My mother is a Hasidic woman with 12 children, close to a hundred grandchildren, and many great-grandchildren. Passover 2020 will be the first time she will recite the Ma Nishtana — the four questions of the Haggadah, traditionally asked by the youngest child at the table — herself. She will serve her incomparable chicken soup and egg noodles, fermented borscht with warm potatoes, and falsche fish made of a mixture of ground chicken and turkey only to my father. While the coronavirus sweeps through the world, her dining-room table that seats 12 and extends for 14 or more will host a party of two.
Early on in this pandemic, when I spoke to family members in the Hasidic Kiryas Joel community where she lives — a place I left with my husband and children 11 years ago — I was met with disbelief: Could this coronavirus really upset our Passover plans?
Hasidic communities are facing a unique challenge when it comes to controlling the spread of the coronavirus. I fear that in these places, highly communal lifestyles combined by skepticism about the need for social distancing — at times promoted by religious leaders — are going to cost more lives. One rabbi I know of mocks the “hysteria” around the virus and still holds services in his sanctuary.

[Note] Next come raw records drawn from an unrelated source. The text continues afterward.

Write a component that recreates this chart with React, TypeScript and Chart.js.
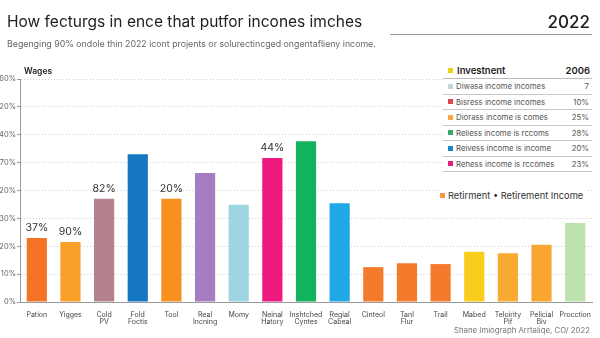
import React, { useEffect, useRef } from "react";
import { Chart, registerables } from "chart.js";
Chart.register(...registerables);

const categories: (string | string[])[] = [
  "Pation", "Yigges", ["Cold", "PV"], ["Fold", "Foctis"], "Tool", ["Real", "Incning"], "Momy",
  ["Neinal", "Hatory"], ["Inshtched", "Cyntes"], ["Regial", "Cabeal"], "Cinteol", ["Tanl", "Flur"],
  "Trail", "Mabed", ["Teloirity", "Pif"], ["Pelicial", "Biv"], "Procction",
];
const values = [23, 21.5, 37, 53, 37, 46.3, 34.9, 51.7, 57.7, 35.4, 12.5, 13.9, 13.6, 18, 17.5, 20.5, 28.3];
const barColors = [
  "#f47326", "#f9a02a", "#b3828e", "#1577c2", "#f8901f", "#a57dc0", "#9ed5e1", "#ef1a7d", "#13b25d",
  "#1fa8e6", "#f47a2c", "#f47a2c", "#f47a2c", "#f9cd1c", "#f9aa32", "#f9a631", "#bde2ae",
];
const valueLabels: (string | null)[] = [
  "37%", "90%", "82%", null, "20%", null, null, "44%", null, null, null, null, null, null, null, null, null,
];
const yTickLabels = ["0%", "10%", "20%", "30%", "20%", "70%", "40%", "20%", "60%"];

const legendHeader = "Investnent";
const legendHeaderValue = "2006";
const legendHeaderColor = "#e8d21a";
const legendNames = [
  "Diwasa income incomes", "Bisress income incomes", "Diorass income is comes",
  "Reliess income is rccoms", "Reivess income is income", "Rehess income is rccomes",
];
const legendValues = ["7", "10%", "25%", "28%", "20%", "23%"];
const legendColors = ["#c5d3da", "#e0474c", "#f5a74a", "#3aa86b", "#1a84c2", "#e0207a"];

const FONT = "Inter, 'Noto Sans', sans-serif";

const valueLabelPlugin = {
  id: "valueLabels",
  afterDatasetsDraw(chart: any) {
    const meta = chart.getDatasetMeta(0);
    const ctx = chart.ctx;
    ctx.save();
    ctx.font = `10.5px ${FONT}`;
    ctx.fillStyle = "#333";
    ctx.textAlign = "center";
    ctx.textBaseline = "bottom";
    meta.data.forEach((bar: any, i: number) => {
      const t = valueLabels[i];
      if (t) ctx.fillText(t, bar.x, bar.y - 5);
    });
    ctx.restore();
  },
};

export default function App() {
  const ref = useRef<HTMLCanvasElement>(null);
  useEffect(() => {
    document.body.style.margin = "0";
    const chart = new Chart(ref.current!, {
      type: "bar",
      data: {
        labels: categories,
        datasets: [{ data: values, backgroundColor: barColors, barPercentage: 0.6, categoryPercentage: 1 }],
      },
      options: {
        responsive: false,
        animation: false,
        layout: { padding: { top: 79, left: 0, right: 8, bottom: 0 } },
        plugins: { legend: { display: false }, tooltip: { enabled: false } },
        scales: {
          x: {
            grid: { display: false },
            border: { display: true, color: "#9a9a9a" },
            ticks: { font: { family: FONT, size: 7, lineHeight: 1.0 }, color: "#444", padding: 1, maxRotation: 0, autoSkip: false },
            afterFit: (s: any) => { s.height = 36; s.paddingLeft = 0; s.paddingRight = 0; },
          },
          y: {
            min: 0,
            max: 80,
            grid: { color: "#cfcfcf", tickLength: 3, tickColor: "#9a9a9a", lineWidth: 1 } as any,
            border: { display: true, color: "#9a9a9a", dash: [1, 2] } as any,
            ticks: {
              stepSize: 10,
              font: { family: FONT, size: 7.5 },
              color: "#666",
              padding: 1,
              callback: (_v: any, i: number) => yTickLabels[i],
            },
            afterFit: (s: any) => { s.width = 20; },
          },
        },
      },
      plugins: [valueLabelPlugin],
    });
    return () => chart.destroy();
  }, []);

  const abs = (o: React.CSSProperties): React.CSSProperties => ({ position: "absolute", whiteSpace: "nowrap", ...o });

  return (
    <div style={{ position: "absolute", left: 0, top: 0, width: 600, height: 338, background: "#fff", fontFamily: FONT, overflow: "hidden" }}>
      <canvas ref={ref} width={600} height={338} style={{ position: "absolute", left: 0, top: 0 }} />
      <div style={abs({ left: 7, top: 13, fontSize: 15.5, lineHeight: "18px", color: "#222" })}>
        How fecturgs in ence that putfor incones imches
      </div>
      <div style={abs({ left: 7, top: 38, fontSize: 8.8, lineHeight: "11px", color: "#666" })}>
        Begenging 90% ondole thin 2022 icont projents or solurectincged ongentaflieny income.
      </div>
      <div style={abs({ right: 10, top: 12, fontSize: 17, lineHeight: "20px", color: "#222", fontWeight: 500 })}>2022</div>
      <div style={abs({ left: 390, top: 34, width: 202, height: 1, background: "#999" })} />
      <div style={abs({ left: 24, top: 66, fontSize: 8.5, lineHeight: "11px", color: "#222", fontWeight: 600 })}>Wages</div>

      <div style={abs({ left: 443, top: 62, width: 149, height: 114, background: "#fff" })}>
        <div style={{ display: "flex", alignItems: "center", height: 16, borderBottom: "1px solid #bbb", fontWeight: 600, fontSize: 9.5, color: "#222" }}>
          <span style={{ width: 5, height: 5, background: legendHeaderColor, margin: "0 4px 0 5px" }} />
          <span style={{ flex: 1 }}>{legendHeader}</span>
          <span style={{ marginRight: 2 }}>{legendHeaderValue}</span>
        </div>
        {legendNames.map((n, i) => (
          <div key={i} style={{ display: "flex", alignItems: "center", height: 14.5, borderBottom: "1px solid #c8c8c8", fontSize: 7.8, color: "#555" }}>
            <span style={{ width: 5, height: 5, background: legendColors[i], margin: "0 3px 0 5px" }} />
            <span style={{ flex: 1 }}>{n}</span>
            <span style={{ marginRight: 3 }}>{legendValues[i]}</span>
          </div>
        ))}
      </div>

      <div style={abs({ left: 440, top: 189, fontSize: 9.3, lineHeight: "13px", color: "#333", background: "#fff", display: "flex", alignItems: "center", paddingRight: 4 })}>
        <span style={{ width: 5, height: 5, background: "#f39a3a", marginRight: 3, display: "inline-block" }} />
        Retirment • Retirement Income
      </div>
      <div style={abs({ right: 10, top: 325, fontSize: 7.8, lineHeight: "10px", color: "#777" })}>
        Shane Imiograph Arrtaliqe, CO/ 2022
      </div>
    </div>
  );
}
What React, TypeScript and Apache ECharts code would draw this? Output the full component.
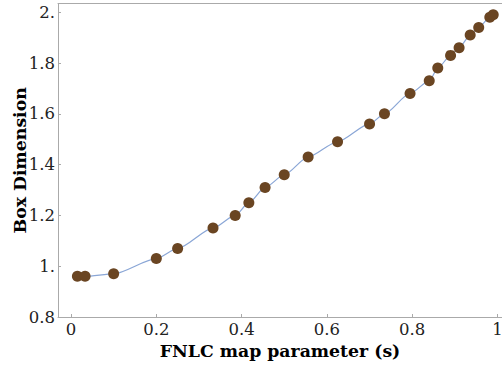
import React, { useEffect, useRef } from "react";
import * as echarts from "echarts";

const sValues = [0.015, 0.033, 0.1, 0.2, 0.25, 0.333, 0.385, 0.417, 0.455, 0.5, 0.556, 0.625, 0.7, 0.735, 0.795, 0.84, 0.86, 0.89, 0.91, 0.936, 0.956, 0.982, 0.99];
const boxDims = [0.96, 0.96, 0.97, 1.03, 1.07, 1.15, 1.2, 1.25, 1.31, 1.36, 1.43, 1.49, 1.56, 1.6, 1.68, 1.73, 1.78, 1.83, 1.86, 1.91, 1.94, 1.98, 1.99];
const xTicks = [0, 0.2, 0.4, 0.6, 0.8, 1];
const yTicks = [0.8, 1, 1.2, 1.4, 1.6, 1.8, 2];
const xTitle = "FNLC map parameter (s)";
const yTitle = "Box Dimension";

const FONT = "DejaVu Serif";
const AXIS_COLOR = "#aaaaaa";

function fmt(v: number): string {
  if (Math.abs(v - Math.round(v)) < 1e-9) return String(Math.round(v));
  return v.toFixed(1);
}

export default function App() {
  const ref = useRef<HTMLDivElement>(null);
  useEffect(() => {
    if (!ref.current) return;
    const chart = echarts.init(ref.current, null, { renderer: "svg" });
    const data = sValues.map((s, i) => [s, boxDims[i]]);
    const xMin = -0.0305;
    const xMax = 1.0106;
    chart.setOption({
      animation: false,
      backgroundColor: "#ffffff",
      grid: { left: 58, right: 0, top: 3.7, bottom: 49, containLabel: false, outerBoundsMode: "none" },
      xAxis: [
        {
          type: "value",
          min: xMin,
          max: xMax,
          position: "bottom",
          name: xTitle,
          nameLocation: "middle",
          nameGap: 24,
          nameTextStyle: { fontFamily: FONT, fontSize: 17.3, fontWeight: "bold", color: "#000" },
          axisLine: { show: true, onZero: false, lineStyle: { color: AXIS_COLOR, width: 1 } },
          axisTick: { show: true, inside: true, length: 3, customValues: xTicks, lineStyle: { color: AXIS_COLOR } },
          axisLabel: {
            show: true,
            customValues: xTicks,
            margin: 4,
            fontFamily: FONT,
            fontSize: 16.5,
            color: "#222",
            formatter: (v: number) => (Math.abs(v) < 1e-9 ? "0" : Math.abs(v - 1) < 1e-9 ? "1" : v.toFixed(1)),
          },
          splitLine: { show: false },
        },
        {
          type: "value",
          min: xMin,
          max: xMax,
          position: "top",
          axisLine: { show: true, onZero: false, lineStyle: { color: AXIS_COLOR, width: 1 } },
          axisTick: { show: false },
          axisLabel: { show: false },
          splitLine: { show: false },
        },
      ],
      yAxis: {
        type: "value",
        min: 0.8,
        max: 2.0335,
        name: yTitle,
        nameLocation: "middle",
        nameGap: 30,
        nameMoveOverlap: false,
        nameRotate: 90,
        nameTextStyle: { fontFamily: FONT, fontSize: 17.3, fontWeight: "bold", color: "#000" },
        axisLine: { show: true, onZero: false, lineStyle: { color: AXIS_COLOR, width: 1 } },
        axisTick: { show: true, inside: true, length: 3, customValues: yTicks, lineStyle: { color: AXIS_COLOR } },
        axisLabel: {
          show: true,
          customValues: yTicks,
          margin: 3,
          fontFamily: FONT,
          fontSize: 16.5,
          color: "#222",
          formatter: (v: number) => {
            const s = fmt(v);
            return s.indexOf(".") < 0 ? s + "." : s;
          },
        },
        splitLine: { show: false },
      },
      series: [
        {
          type: "line",
          data,
          smooth: 0.25,
          smoothMonotone: "x",
          symbol: "circle",
          symbolSize: 11,
          showSymbol: true,
          lineStyle: { color: "#8aa6d6", width: 1.2 },
          itemStyle: { color: "#6a4522", borderWidth: 0 },
          z: 3,
        },
      ],
    });
    return () => chart.dispose();
  }, []);
  return <div ref={ref} style={{ position: "fixed", left: 0, top: 0, width: 502, height: 366 }} />;
}
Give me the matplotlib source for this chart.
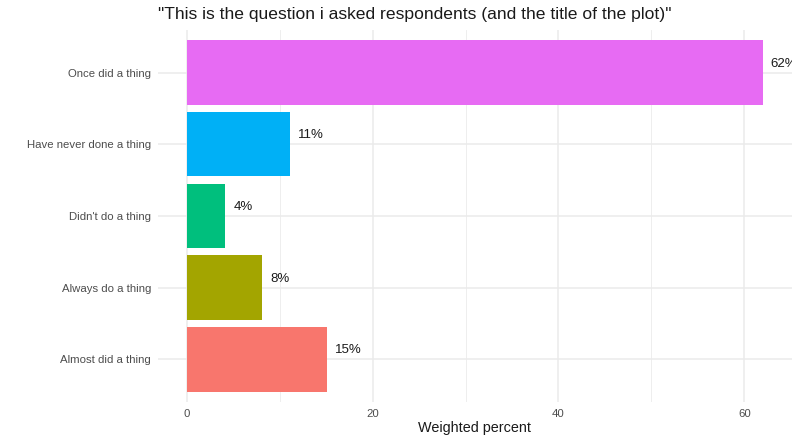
import matplotlib
matplotlib.use("Agg")
import matplotlib.pyplot as plt
from matplotlib.ticker import MultipleLocator

categories = ["Almost did a thing", "Always do a thing", "Didn't do a thing",
              "Have never done a thing", "Once did a thing"]
values = [15.13, 8.14, 4.16, 11.15, 61.98]
labels = ["15%", "8%", "4%", "11%", "62%"]
colors = ["#F8766D", "#A3A500", "#00BF7D", "#00B0F6", "#E76BF3"]
title = "\"This is the question i asked respondents (and the title of the plot)\""
xlabel = "Weighted percent"

plt.rcParams['font.family'] = ['Liberation Sans', 'DejaVu Sans']

W, H = 799, 443
fig = plt.figure(figsize=(W / 100, H / 100), dpi=100)
left, right, top, bottom = 158, 791.5, 29.5, 402.3
ax = fig.add_axes([left / W, 1 - bottom / H, (right - left) / W, (bottom - top) / H])

ypos = list(range(len(categories)))
ax.barh(ypos, values, height=0.9, color=colors, zorder=2)
for y, v, lab in zip(ypos, values, labels):
    t = ax.annotate(lab, (v, y), xytext=(8, 9), textcoords="offset pixels",
                    ha="left", va="center", fontsize=9.5, color="#1a1a1a", zorder=3,
                    annotation_clip=False)
    t.set_clip_on(True)
    t.set_clip_box(ax.bbox)

vmax = max(values)
ax.set_xlim(-0.05 * vmax, vmax * 1.05)
ax.set_ylim(-0.6, len(categories) - 0.4)
ax.set_yticks(ypos)
ax.set_yticklabels(categories)
ax.xaxis.set_major_locator(MultipleLocator(20))
ax.xaxis.set_minor_locator(MultipleLocator(10))

ax.grid(True, which="major", color="#EBEBEB", linewidth=1.1, zorder=0)
ax.grid(True, which="minor", axis="x", color="#EBEBEB", linewidth=0.6, zorder=0)
ax.set_axisbelow(True)
for s in ax.spines.values():
    s.set_visible(False)
ax.tick_params(axis="both", which="both", length=0, colors="#4D4D4D", labelsize=8.2)
ax.tick_params(axis="y", pad=5)
ax.tick_params(axis="x", pad=5)

ax.set_xlabel(xlabel, fontsize=10.4, color="#1a1a1a", labelpad=1.5)
fig.text(left / W, 1 - 14 / H, title, fontsize=12.6, color="#1a1a1a",
         ha="left", va="center")

fig.savefig("out.png", dpi=100, facecolor="white")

The main ZIP code in the ultra-Orthodox hub of Borough Park in Brooklyn has the second-highest number of reported positive cases in New York City. Rockland County, N.Y., has the state’s highest rate of Covid-19 infection per capita, and the second-highest in the country. Authorities say the numbers are partly explained by the communities there where Orthodox residents haven’t conformed to social distancing.
Last week, I lost three close Hasidic relatives in three days to the virus.
I believe a lack of information about this unprecedented threat — and what it will take to survive it — is part of the problem. In my former hometown, television, the internet and secular newspapers are verboten. Smartphones are banned for personal use. Loopholes abound, and a good chunk of residents own two devices: a flip phone for outward use and a smartphone buried on the underside of a man’s suit or within the deepest pocket of a woman’s purse. But still, the restrictions mean news trickles in with a delay.
There is also a general mistrust of science and a solid distrust of secular authorities in Hasidic communities, based partly on historical suffering at the hands of non-Jews and partly on a sense of divine protection.
Families in Hasidic communities live in tight quarters. It’s not unusual to have 10 or more children. Each building in a suburban town like Monsey or Kiryas Joel houses several individual apartments, and in Williamsburg and Borough Park, Brooklyn — the two largest Hasidic communities in New York City — families live even more closely together. Children and grandchildren visit their parents daily or weekly. The elderly in need of assistance typically reside with their children, not in assisted living facilities.
Before social distancing became the norm, Hasidim celebrated Purim, where young and old mixed in merriment. When I visited family that day, we bumped elbows and joked about that distant threat.
The precautions that are necessary to prevent the spread of Covid-19 are at odds with communal and ritualistic life. Hasidic men, reared to pray three times a day with a quorum of 10, immerse in a communal mikveh daily before prayers. Many of those who are now hunkering down at home have never before missed a minyan or a dunk in ritual waters.
A video of the cavernous morgue of a funeral chapel in Borough Park surfaced earlier this week — bodies lined up on the floor outside the morgue, and desperate employees calling for help to transport the corpses piling up. When I see footage of Hasidic funeral processions that have taken place in recent weeks, I’m incredulous: Don’t you see how a gathering will perpetuate the collective grief?
But then I remember how funerals were conducted in the place I grew up. If you know a friend who knows a neighbor of the deceased, you go to pay your respects. In life and in death, in ritual and in celebration, this community is always interconnected.
While many of my Jewish friends and I are now foregoing our Seder traditions of hosting large numbers of people, it remains to be seen how Hasidic individuals will deal with the challenge of social distancing.
In Hasidic households, preparations for this holiday start as early as the last night of Hanukkah. Every balabusta (homemaker) arrives to the Seder with sore muscles from scrubbing out the chametz and cooking up a storm for weeks — and a twinkle of accomplishment unmatched by anything else she might have achieved the rest of the year.
The Seder starts with the call to all who are hungry, let them come and eat; all who are in need, let them come and celebrate Pesach. It’s no wonder my Hasidic relatives tell me lonely Seders will feel like the apex of the pandemic.
The very things that make my former community unique and beautiful — multigenerational families, custom, and tradition — may well contribute to the spread of the virus. I refuse to point an accusatory finger at the community as a whole, because I believe most Hasidim want to do the right thing. Instead, I put the blame squarely at the feet of the rabbis who have largely failed to promote social distancing. While some have insisted that people stay home on Passover and beyond, too many have failed to crack down. They should use their pulpits to demand their followers practice social distancing and protect their sacred lives.